*GIVEN INFORMATION*

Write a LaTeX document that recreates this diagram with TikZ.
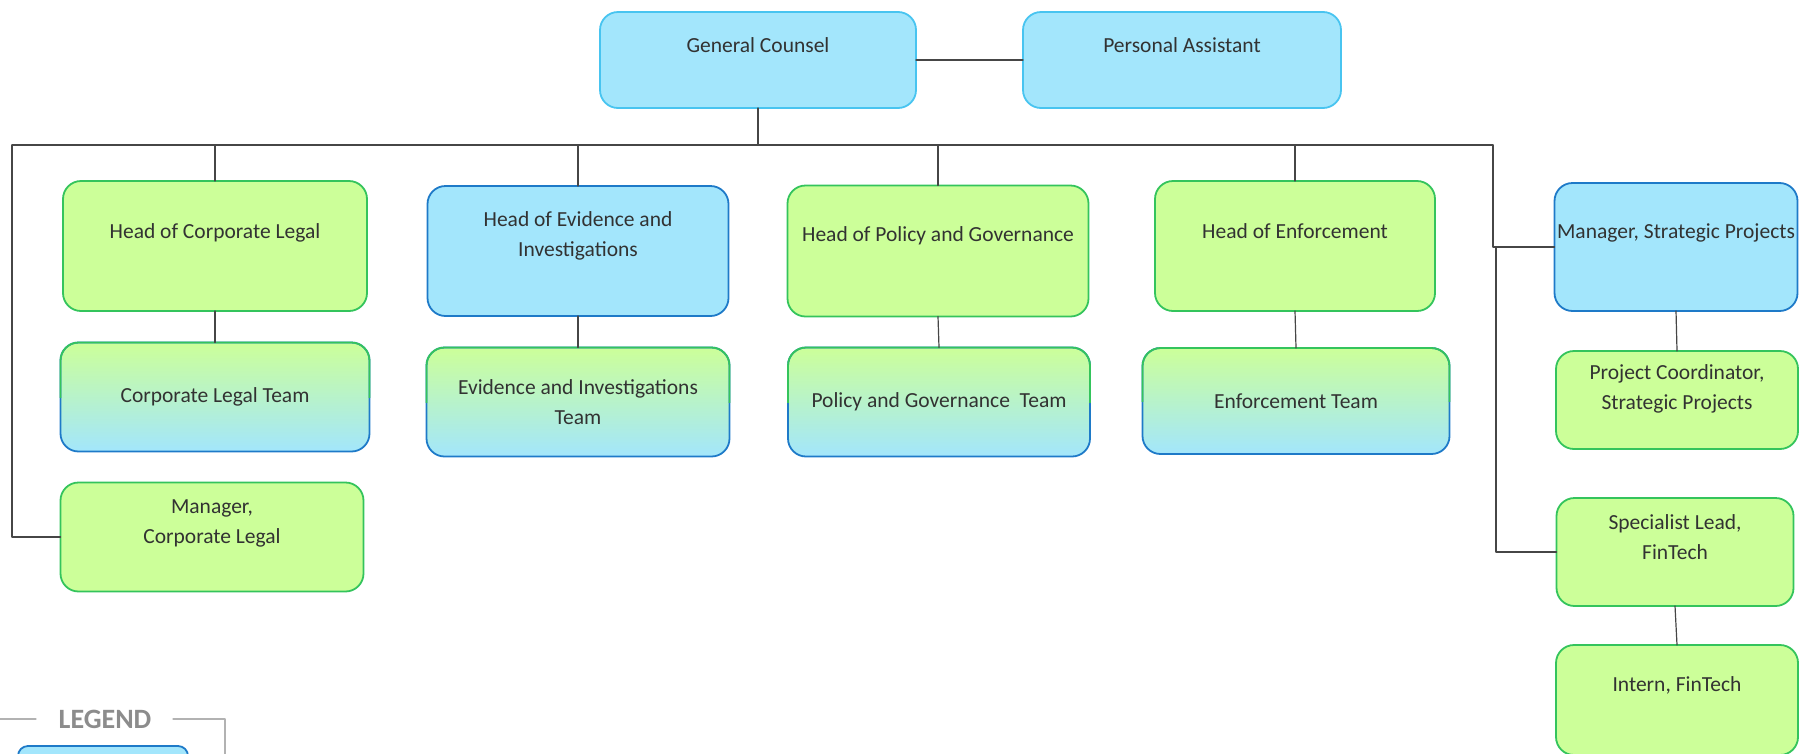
\documentclass[tikz,border=0pt]{standalone}
\usepackage{fontspec}
\setmainfont{Carlito}
\usepackage{tikz}
\usetikzlibrary{calc}

\definecolor{leaffill}{RGB}{204,255,153}
\definecolor{leafline}{RGB}{52,196,92}
\definecolor{skyfill}{RGB}{163,230,252}
\definecolor{skyline}{RGB}{30,122,200}
\definecolor{paleline}{RGB}{72,196,240}
\definecolor{inktext}{RGB}{50,50,50}
\definecolor{wirecol}{RGB}{70,70,70}
\definecolor{legendgrey}{RGB}{140,140,140}

\begin{document}
\begin{tikzpicture}[x=1pt,y=-1pt,line cap=round,line join=round,
    post/.style={rectangle,rounded corners=18pt,line width=1.8pt,outer sep=0pt,inner sep=2pt,
      font=\fontsize{21.5}{30}\selectfont,text=inktext,align=center},
    greenpost/.style={post,draw=leafline,fill=leaffill},
    bluepost/.style={post,draw=skyline,fill=skyfill},
    toppost/.style={post,draw=paleline,fill=skyfill},
    teampost/.style={post,draw=skyline,top color=leaffill,bottom color=skyfill},
    lift/.style={text depth=#1},
    wire/.style={draw=wirecol,line width=1.2pt}]
    \clip (0,0) rectangle (1819,753);

    % top row
    \node[toppost,minimum width=316,minimum height=96,lift=30] (gc) at (758,60) {General Counsel};
    \node[toppost,minimum width=318,minimum height=96,lift=30] (pa) at (1182,60) {Personal Assistant};

    % heads
    \node[greenpost,minimum width=304,minimum height=130,lift=30] (hcl) at (215,246) {Head of Corporate Legal};
    \node[bluepost,minimum width=301,minimum height=130,lift=34] (hei) at (578,251) {Head of Evidence and\\Investigations};
    \node[greenpost,minimum width=301,minimum height=131,lift=34] (hpg) at (938,251) {Head of Policy and Governance};
    \node[greenpost,minimum width=280,minimum height=130,lift=30] (hen) at (1295,246) {Head of Enforcement};
    \node[bluepost,minimum width=243,minimum height=128,lift=32] (msp) at (1676,247) {Manager, Strategic Projects};

    % teams
    \node[teampost,minimum width=309,minimum height=109] (clt) at (215,397) {Corporate Legal Team};
    \node[teampost,minimum width=303,minimum height=109] (eit) at (578,402) {Evidence and Investigations\\Team};
    \node[teampost,minimum width=302,minimum height=109] (pgt) at (939,402) {Policy and Governance\ \ Team};
    \node[teampost,minimum width=307,minimum height=106] (ent) at (1296,401) {Enforcement Team};
    \foreach \t in {clt,eit,pgt,ent}{
      \begin{scope}
        \clip ([xshift=-4pt,yshift=4pt]\t.north west) rectangle ([xshift=4pt]\t.east);
        \draw[draw=leafline,line width=1.8pt,rounded corners=18pt] (\t.north west) rectangle (\t.south east);
      \end{scope}
    }

    % others
    \node[greenpost,minimum width=303,minimum height=109,lift=30] (mcl) at (212,537) {Manager,\\Corporate Legal};
    \node[greenpost,minimum width=242,minimum height=98,lift=25] (pcsp) at (1677,400) {Project Coordinator,\\Strategic Projects};
    \node[greenpost,minimum width=237,minimum height=108,lift=30] (slf) at (1675,552) {Specialist Lead,\\FinTech};
    \node[greenpost,minimum width=242,minimum height=110,lift=32] (ift) at (1677,700) {Intern, FinTech};

    % lines
    \coordinate (busL) at (12,145);
    \coordinate (busR) at (1493,145);
    \draw[wire] (gc) -- (pa);
    \draw[wire] (gc.south) -- (gc.south |- busL);
    \draw[wire] (busL) -- (busR);
    \foreach \h in {hcl,hei,hpg,hen}
      \draw[wire] (\h.north) -- (\h.north |- busL);
    \draw[wire] (busL) |- (mcl.west);
    \draw[wire] (busR) |- (msp.west);
    \draw[wire] ([xshift=3pt]busR |- msp.west) |- (slf.west);
    \foreach \h/\t in {hcl/clt,hei/eit,hpg/pgt,hen/ent,msp/pcsp,slf/ift}
      \draw[wire] (\h.south) -- (\t.north);

    % legend
    \draw[draw=black!30,line width=1.2pt] (0,719) -- (36,719);
    \draw[draw=black!30,line width=1.2pt] (173,719) -- (225,719) -- (225,760);
    \node[font=\bfseries\fontsize{28}{30}\selectfont,text=legendgrey] (legend) at (105,719) {LEGEND};
    \node[bluepost,rounded corners=10pt,minimum width=170,minimum height=60,anchor=north west] (key) at (18,746) {};
\end{tikzpicture}
\end{document}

*STATED TASK*
Repeat only what lies between the start of the data and the end of the line containing "width=318,minimum height=96,lift=30] (pa)", exactly, with pictures left out.

*SOLUTION FOR THIS PROBLEM*
Write a LaTeX document that recreates this diagram with TikZ.
\documentclass[tikz,border=0pt]{standalone}
\usepackage{fontspec}
\setmainfont{Carlito}
\usepackage{tikz}
\usetikzlibrary{calc}

\definecolor{leaffill}{RGB}{204,255,153}
\definecolor{leafline}{RGB}{52,196,92}
\definecolor{skyfill}{RGB}{163,230,252}
\definecolor{skyline}{RGB}{30,122,200}
\definecolor{paleline}{RGB}{72,196,240}
\definecolor{inktext}{RGB}{50,50,50}
\definecolor{wirecol}{RGB}{70,70,70}
\definecolor{legendgrey}{RGB}{140,140,140}

\begin{document}
\begin{tikzpicture}[x=1pt,y=-1pt,line cap=round,line join=round,
    post/.style={rectangle,rounded corners=18pt,line width=1.8pt,outer sep=0pt,inner sep=2pt,
      font=\fontsize{21.5}{30}\selectfont,text=inktext,align=center},
    greenpost/.style={post,draw=leafline,fill=leaffill},
    bluepost/.style={post,draw=skyline,fill=skyfill},
    toppost/.style={post,draw=paleline,fill=skyfill},
    teampost/.style={post,draw=skyline,top color=leaffill,bottom color=skyfill},
    lift/.style={text depth=#1},
    wire/.style={draw=wirecol,line width=1.2pt}]
    \clip (0,0) rectangle (1819,753);

    % top row
    \node[toppost,minimum width=316,minimum height=96,lift=30] (gc) at (758,60) {General Counsel};
    \node[toppost,minimum width=318,minimum height=96,lift=30] (pa) at (1182,60) {Personal Assistant};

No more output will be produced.